**Problem details:** Quote every line of the data below as it stands, omitting pictures.

----

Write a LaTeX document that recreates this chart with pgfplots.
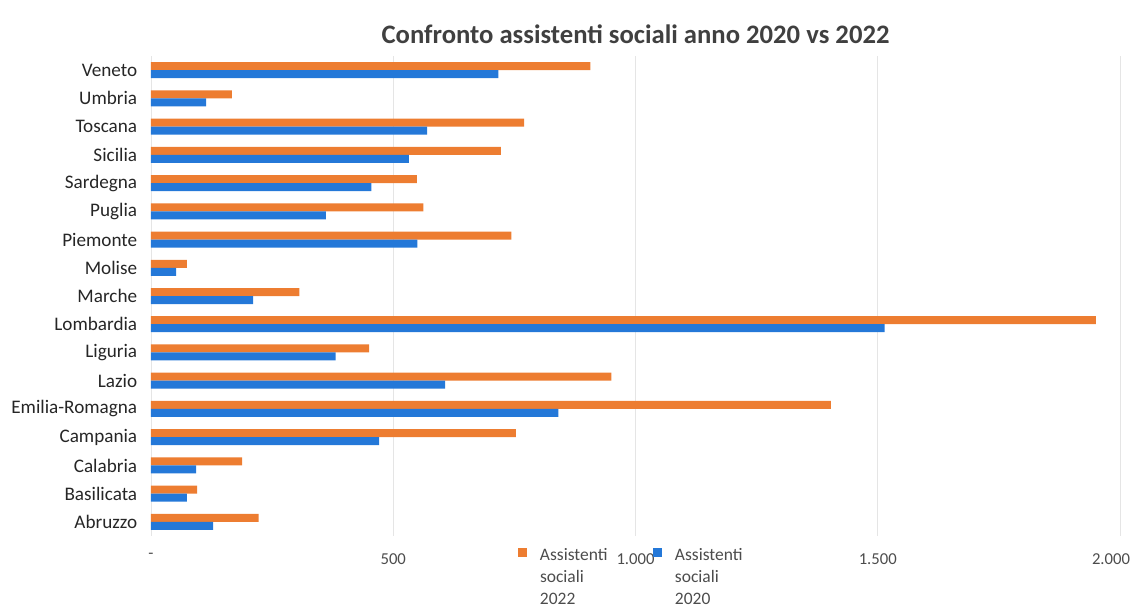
\documentclass[border=0pt]{standalone}
\usepackage{pgfplots}
\pgfplotsset{compat=1.18}
\usepackage{pgfplotstable}
\usepackage{fontspec}
\setmainfont{Carlito}
\definecolor{or}{HTML}{ED7D31}
\definecolor{bl}{HTML}{2478D8}
\definecolor{tx}{HTML}{404040}
\pgfplotstableread{
idx y2022 y2020
0 222 128
1 95 74
2 188 93
3 753 471
4 1403 841
5 950 607
6 450 381
7 1950 1514
8 306 211
9 74 52
10 744 550
11 562 361
12 549 455
13 722 532
14 770 570
15 167 114
16 907 717
}\datatable
\begin{document}
\begin{tikzpicture}
\useasboundingbox (-90.6pt,-43.2pt) rectangle (589.8pt,321.6pt);
\begin{axis}[
  at={(0,0)}, anchor=south west,
  scale only axis,
  width=581.4pt, height=288pt,
  xbar, bar width=4.8pt,
  xmin=0, xmax=2000,
  ymin=-0.5, ymax=16.5,
  ytick={0,...,16},
  yticklabels={Abruzzo,Basilicata,Calabria,Campania,Emilia-Romagna,Lazio,Liguria,Lombardia,Marche,Molise,Piemonte,Puglia,Sardegna,Sicilia,Toscana,Umbria,Veneto},
  xtick={0,500,1000,1500,2000},
  xticklabels={-,500,1.000,1.500,\hspace*{-10.8pt}2.000},
  axis line style={draw=none},
  tick style={draw=none},
  xmajorgrids, grid style={black!10},
  yticklabel style={font=\fontsize{11.5}{13}\selectfont, text=black!85, xshift=-0.5pt},
  xticklabel style={font=\fontsize{10}{12}\selectfont, text=black!70, yshift=-7pt},
  title={Confronto assistenti sociali anno 2020 vs 2022},
  title style={font=\bfseries\fontsize{16}{18}\selectfont, text=tx, yshift=-2pt},
  legend columns=2,
  legend style={draw=none, fill=none, inner sep=0pt, outer sep=0pt,
    at={(220.2pt,-7.2pt)}, anchor=north west,
    font=\fontsize{10.5}{13.3}\selectfont, text=black!70,
    column sep=0pt, row sep=0pt,
    nodes={inner sep=0pt, outer sep=0pt},
    cells={align=left, text width=67.8pt}},
  legend image code/.code={\fill[#1] (0pt,-0.8pt) rectangle (5.5pt,4.7pt); \path (13.2pt,0pt);},
]
\addplot[fill=or, draw=none, bar shift=2.4pt] table[x=y2022, y=idx] {\datatable};
\addlegendentry{Assistenti\\sociali\\2022}
\addplot[fill=bl, draw=none, bar shift=-2.4pt] table[x=y2020, y=idx] {\datatable};
\addlegendentry{Assistenti\\sociali\\2020}
\end{axis}
\end{tikzpicture}
\end{document}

----

**Reply:**
Write a LaTeX document that recreates this chart with pgfplots.
\documentclass[border=0pt]{standalone}
\usepackage{pgfplots}
\pgfplotsset{compat=1.18}
\usepackage{pgfplotstable}
\usepackage{fontspec}
\setmainfont{Carlito}
\definecolor{or}{HTML}{ED7D31}
\definecolor{bl}{HTML}{2478D8}
\definecolor{tx}{HTML}{404040}
\pgfplotstableread{
idx y2022 y2020
0 222 128
1 95 74
2 188 93
3 753 471
4 1403 841
5 950 607
6 450 381
7 1950 1514
8 306 211
9 74 52
10 744 550
11 562 361
12 549 455
13 722 532
14 770 570
15 167 114
16 907 717
}\datatable
\begin{document}
\begin{tikzpicture}
\useasboundingbox (-90.6pt,-43.2pt) rectangle (589.8pt,321.6pt);
\begin{axis}[
  at={(0,0)}, anchor=south west,
  scale only axis,
  width=581.4pt, height=288pt,
  xbar, bar width=4.8pt,
  xmin=0, xmax=2000,
  ymin=-0.5, ymax=16.5,
  ytick={0,...,16},
  yticklabels={Abruzzo,Basilicata,Calabria,Campania,Emilia-Romagna,Lazio,Liguria,Lombardia,Marche,Molise,Piemonte,Puglia,Sardegna,Sicilia,Toscana,Umbria,Veneto},
  xtick={0,500,1000,1500,2000},
  xticklabels={-,500,1.000,1.500,\hspace*{-10.8pt}2.000},
  axis line style={draw=none},
  tick style={draw=none},
  xmajorgrids, grid style={black!10},
  yticklabel style={font=\fontsize{11.5}{13}\selectfont, text=black!85, xshift=-0.5pt},
  xticklabel style={font=\fontsize{10}{12}\selectfont, text=black!70, yshift=-7pt},
  title={Confronto assistenti sociali anno 2020 vs 2022},
  title style={font=\bfseries\fontsize{16}{18}\selectfont, text=tx, yshift=-2pt},
  legend columns=2,
  legend style={draw=none, fill=none, inner sep=0pt, outer sep=0pt,
    at={(220.2pt,-7.2pt)}, anchor=north west,
    font=\fontsize{10.5}{13.3}\selectfont, text=black!70,
    column sep=0pt, row sep=0pt,
    nodes={inner sep=0pt, outer sep=0pt},
    cells={align=left, text width=67.8pt}},
  legend image code/.code={\fill[#1] (0pt,-0.8pt) rectangle (5.5pt,4.7pt); \path (13.2pt,0pt);},
]
\addplot[fill=or, draw=none, bar shift=2.4pt] table[x=y2022, y=idx] {\datatable};
\addlegendentry{Assistenti\\sociali\\2022}
\addplot[fill=bl, draw=none, bar shift=-2.4pt] table[x=y2020, y=idx] {\datatable};
\addlegendentry{Assistenti\\sociali\\2020}
\end{axis}
\end{tikzpicture}
\end{document}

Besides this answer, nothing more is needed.